======== Collected data

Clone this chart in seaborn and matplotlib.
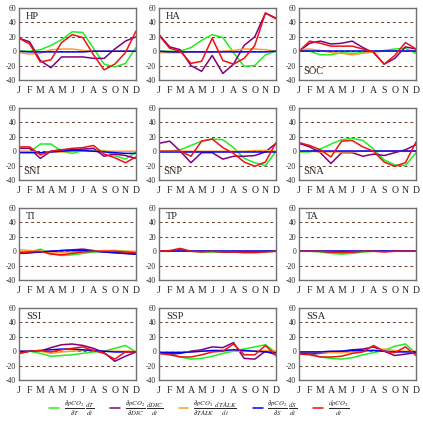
import matplotlib
matplotlib.use("Agg")
import matplotlib.pyplot as plt
from matplotlib.lines import Line2D
import pandas as pd
import seaborn as sns

months = ["J", "F", "M", "A", "M", "J", "J", "A", "S", "O", "N", "D"]
terms = ["thermal", "dic", "talk", "salinity", "total"]
term_colors = ["#22ee22", "#800080", "#ff9a33", "#0000ee", "#ee1111"]
term_labels = [
    r"$\frac{\partial pCO_2}{\partial T}\,\frac{dT}{dt}$",
    r"$\frac{\partial pCO_2}{\partial DIC}\,\frac{dDIC}{dt}$",
    r"$\frac{\partial pCO_2}{\partial TALK}\,\frac{dTALK}{dt}$",
    r"$\frac{\partial pCO_2}{\partial S}\,\frac{dS}{dt}$",
    r"$\frac{dpCO_2}{dt}$",
]

regions = ["HP", "HA", "SOC", "SNI", "SNP", "SNA", "TI", "TP", "TA", "SSI", "SSP", "SSA"]
label_at_bottom = ["SOC", "SNI", "SNP", "SNA"]

# values, per region: thermal, dic, talk, salinity, total
hp_thermal = [0, 0, 2, 8, 16, 27, 26, 4, -18, -22, -17, 5]
hp_dic = [18, 13, -13, -23, -8, -8, -8, -10, -10, 3, 14, 20]
hp_talk = [-2, -4, -3, 2, 3, 3, 1, 0, 0, 0, 0, 0]
hp_sal = [0, -1, -1, -1, -1, -1, -1, 0, 0, 0, 0, 0]
hp_total = [18, 10, -15, -12, 12, 23, 19, -5, -26, -18, -2, 28]

ha_thermal = [0, 0, 0, 5, 15, 23, 19, -2, -21, -20, -5, 0]
ha_dic = [23, 6, 2, -20, -28, -6, -31, -18, 8, 20, 53, 46]
ha_talk = [-2, -2, -2, -1, -1, -1, 0, 1, 3, 3, 2, 0]
ha_sal = [0, -1, -1, -1, -1, -1, -1, -1, -1, -1, -1, 0]
ha_total = [22, 4, 0, -17, -14, 18, -13, -18, -10, 8, 53, 45]

soc_thermal = [0, 0, -5, -5, -2, -3, -2, -1, 1, 3, 4, -3]
soc_dic = [0, 11, 14, 10, 11, 14, 5, -2, -18, -10, 6, 3]
soc_talk = [2, 3, 1, -2, -3, -5, -3, -1, 0, 0, 0, 0]
soc_sal = [0, 0, 0, 0, 0, 0, 0, 0, 0, 0, 0, 0]
soc_total = [0, 14, 11, 7, 7, 7, 3, -1, -18, -6, 12, 3]

sni_thermal = [-1, -1, 10, 10, 0, -3, 1, 1, 1, -6, -11, -1]
sni_dic = [4, 4, -10, 0, 2, 2, 3, 4, -7, -4, -6, -10]
sni_talk = [0, 0, -3, -1, -1, 0, 0, 0, 0, 0, 0, 0]
sni_sal = [-2, -2, -2, -1, 0, 1, 1, 0, -1, -2, -3, -3]
sni_total = [6, 6, -5, 0, 2, 4, 5, 8, -4, -9, -16, -8]

snp_thermal = [0, 0, 2, 8, 14, 17, 16, 5, -10, -16, -20, 0]
snp_dic = [11, 14, 0, -16, -2, -2, -11, -7, -7, -6, -1, 11]
snp_talk = [0, 0, 0, 0, 0, 0, 0, 0, 0, 1, 1, 0]
snp_sal = [-1, -1, -1, -1, -1, -1, -1, -1, -1, -1, -1, -1]
snp_total = [0, 0, 0, -7, 14, 17, 5, -3, -15, -21, -15, 12]

sna_thermal = [-1, -1, 3, 10, 16, 18, 15, 3, -12, -19, -20, -2]
sna_dic = [11, 6, -2, -17, -2, -2, -7, -4, -6, -2, 2, 9]
sna_talk = [0, 0, -1, -1, -1, -1, 0, 0, 0, 0, 0, 0]
sna_sal = [0, 0, 0, 0, 0, 0, 0, 0, 0, 0, 0, 0]
sna_total = [12, 8, 2, -8, 14, 15, 6, 0, -15, -21, -16, 13]

ti_thermal = [-1, -1, 3, -3, -6, -5, -3, -1, 0, 1, 0, -1]
ti_dic = [-3, -2, -1, 0, 1, 2, 3, 1, -1, -2, -3, -4]
ti_talk = [2, 1, 0, -2, -2, -1, 0, 0, 1, 1, 0, 0]
ti_sal = [-3, -2, -1, 0, 1, 1, 1, 0, -1, -2, -3, -4]
ti_total = [-2, -1, 0, -4, -5, -3, -1, 0, 0, 0, -1, -2]

tp_thermal = [0, 0, 2, 0, -1, -1, -1, -1, -1, -1, -1, 0]
tp_dic = [0, 0, 2, 0, 0, 0, -1, -1, -1, -1, 0, 0]
tp_talk = [0, 0, 1, 0, 0, 0, 0, 0, 0, 0, 0, 0]
tp_sal = [0, 0, 0, 0, 0, 0, 0, 0, 0, 0, 0, 0]
tp_total = [0, 1, 4, 0, -1, 0, -1, -1, -2, -2, -1, 0]

ta_thermal = [0, 0, -1, -3, -4, -3, -1, 0, 0, 1, 0, 0]
ta_dic = [0, 0, 0, -1, -1, -1, 0, 0, 0, 0, 0, 0]
ta_talk = [0, 0, 0, 0, 0, 0, 0, 0, 0, 0, 0, 0]
ta_sal = [0, 0, 0, 0, 0, 0, 0, 0, 0, 0, 0, 0]
ta_total = [0, 0, 0, -1, -2, -1, 0, 0, -1, 0, 0, 0]

ssi_thermal = [-2, 0, -3, -7, -6, -5, -3, -1, 0, 4, 8, -1]
ssi_dic = [-3, 0, 0, 5, 9, 10, 8, 4, -2, -14, -7, -1]
ssi_talk = [0, 0, 0, -3, -1, 0, 1, 1, 0, 0, 0, 0]
ssi_sal = [0, 0, 1, 2, 3, 3, 2, 1, 0, -1, -1, -1]
ssi_total = [-3, 0, 1, -1, 2, 4, 6, 1, -3, -11, -1, -1]

ssp_thermal = [-2, -3, -8, -11, -10, -7, -3, 0, 3, 6, 9, -2]
ssp_dic = [-3, -4, -3, 0, 2, 6, 5, 12, -10, -11, 0, -5]
ssp_talk = [-1, -1, -1, -1, 0, 0, 0, 0, 0, 0, 1, 0]
ssp_sal = [-2, -2, -2, -1, 0, 1, 1, 2, 1, 0, -1, -2]
ssp_total = [-3, -5, -8, -8, -5, -1, 0, 10, -5, -5, 8, -6]

ssa_thermal = [-2, -3, -8, -10, -11, -9, -5, -2, 1, 7, 10, -3]
ssa_dic = [-3, -4, -3, -1, 0, 2, 3, 6, 0, -6, -4, -2]
ssa_talk = [-1, -1, -2, -2, -2, -1, 0, 1, 3, 1, 0, 0]
ssa_sal = [-1, -1, -1, 0, 0, 1, 1, 1, 0, -1, -1, -1]
ssa_total = [-4, -5, -8, -8, -7, -3, -1, 8, 0, -2, 6, -6]

series = {
    "HP": [hp_thermal, hp_dic, hp_talk, hp_sal, hp_total],
    "HA": [ha_thermal, ha_dic, ha_talk, ha_sal, ha_total],
    "SOC": [soc_thermal, soc_dic, soc_talk, soc_sal, soc_total],
    "SNI": [sni_thermal, sni_dic, sni_talk, sni_sal, sni_total],
    "SNP": [snp_thermal, snp_dic, snp_talk, snp_sal, snp_total],
    "SNA": [sna_thermal, sna_dic, sna_talk, sna_sal, sna_total],
    "TI": [ti_thermal, ti_dic, ti_talk, ti_sal, ti_total],
    "TP": [tp_thermal, tp_dic, tp_talk, tp_sal, tp_total],
    "TA": [ta_thermal, ta_dic, ta_talk, ta_sal, ta_total],
    "SSI": [ssi_thermal, ssi_dic, ssi_talk, ssi_sal, ssi_total],
    "SSP": [ssp_thermal, ssp_dic, ssp_talk, ssp_sal, ssp_total],
    "SSA": [ssa_thermal, ssa_dic, ssa_talk, ssa_sal, ssa_total],
}


def main():
    sns.set_theme(style="white")
    plt.rcParams["font.family"] = ["Liberation Serif", "DejaVu Serif"]
    plt.rcParams["mathtext.fontset"] = "stix"
    plt.rcParams["axes.unicode_minus"] = False

    fig = plt.figure(figsize=(4.23, 4.23), dpi=100)
    palette = dict(zip(terms, term_colors))

    lefts = [0.045, 0.376, 0.707]
    bottoms = [0.811, 0.5745, 0.338, 0.1017]
    w, h = 0.2766, 0.170

    for i, reg in enumerate(regions):
        r, c = divmod(i, 3)
        ax = fig.add_axes([lefts[c], bottoms[r], w, h])
        rows = []
        for t, vals in zip(terms, series[reg]):
            for m, v in enumerate(vals):
                rows.append({"month": m, "value": v, "term": t})
        df = pd.DataFrame(rows)

        for yv in [-20, 0, 20, 40]:
            ax.axhline(yv, color="#6b3a2a", lw=0.7, ls=(0, (3, 3)), zorder=0)

        sns.lineplot(data=df, x="month", y="value", hue="term", hue_order=terms,
                     palette=palette, linewidth=1.1, legend=False, ax=ax,
                     estimator=None)

        ax.set_xlim(0, 11)
        ax.set_ylim(-40, 60)
        ax.set_xticks(range(12))
        ax.set_xticklabels(months, fontsize=7)
        ax.set_yticks([-40, -20, 0, 20, 40, 60])
        ax.set_yticklabels([str(v) for v in [-40, -20, 0, 20, 40, 60]], fontsize=5.5)
        ax.tick_params(axis="both", length=0, pad=2)
        ax.tick_params(axis="x", pad=4)
        ax.set_xlabel("")
        ax.set_ylabel("")
        for s in ax.spines.values():
            s.set_color("#707070")
            s.set_linewidth(1.0)

        if reg in label_at_bottom:
            ax.text(0.04, 0.05, reg, transform=ax.transAxes, fontsize=7.5, va="bottom", ha="left")
        else:
            ax.text(0.06, 0.95, reg, transform=ax.transAxes, fontsize=7.5, va="top", ha="left")

    handles = [Line2D([0], [0], color=col, lw=1.1) for col in term_colors]
    fig.legend(handles, term_labels, loc="lower center", bbox_to_anchor=(0.47, -0.01),
               ncol=5, frameon=False, fontsize=7, handlelength=1.0, handletextpad=0.5,
               columnspacing=1.6)

    fig.savefig("out.png", dpi=100)
    plt.close(fig)


if __name__ == "__main__":
    main()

================

__Problem__. Repeat the lines exactly as they stand, from the opening line of the data through the line with "import seaborn as sns". Pictures stay out of the copy.

__Response for this exercise__.
Clone this chart in seaborn and matplotlib.
import matplotlib
matplotlib.use("Agg")
import matplotlib.pyplot as plt
from matplotlib.lines import Line2D
import pandas as pd
import seaborn as sns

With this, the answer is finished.